I picked up the bone key and cradled it to my chest.
Across the table, the Children stared at me, but their faces remained blank. They passed no judgment.
“I’m sorry,” I said to the dinner guest. “You haven’t served your time yet.” I believed she did have children in the outside world, but I didn’t believe they were the reason she wanted to leave. No one came to the Mine—or left it—for anyone but themselves.
Me, I once dreamed of forgotten cities, and the fame of discovering them in the belly of the Mine. Foolish, maybe, but at night, I still dreamed of splendid ruins.
The dinner guest was clever, but she hadn’t been in the Mine long enough to learn that cutting off the head of the Taskmaster or killing Husband offered a brief respite, but it did not last. In the Mine, the roles didn’t change, only a few players did. And the Family in the Adit was almost as old as the Mine itself.
I kissed the top of the Wife’s head and wished her luck. Years ago, I had been a dinner guest and the man who was the Wife before me had laced the meat.

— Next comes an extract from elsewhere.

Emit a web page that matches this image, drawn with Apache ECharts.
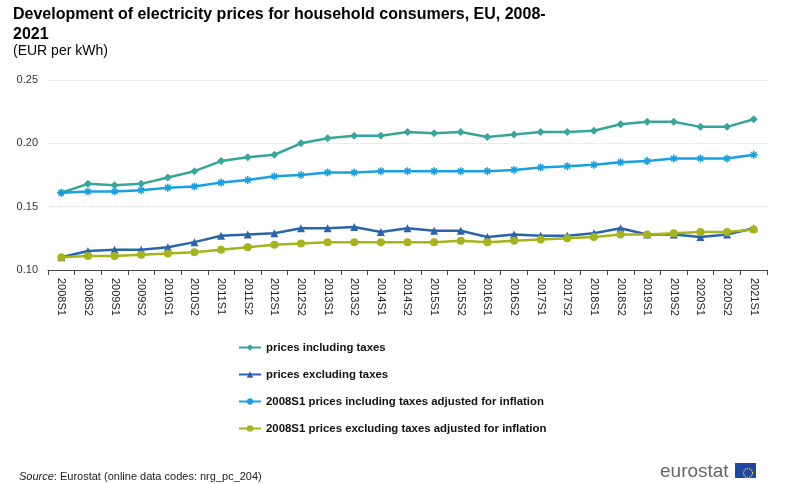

Key in hand, I ran to the kitchen door. I placed it in the lock and turned until the bone snapped. When the knob moved under my hand, I almost wept. I had to throw my weight against the door for it to relent, just a little, just enough for me to slip out. Before it locked behind me again.
I left without looking back. Because for the first time in years, I saw more than a sliver of sunlight.
But I’m not a heartless monster. For the Wife’s sake, I hoped the next dinner guest would succeed soon.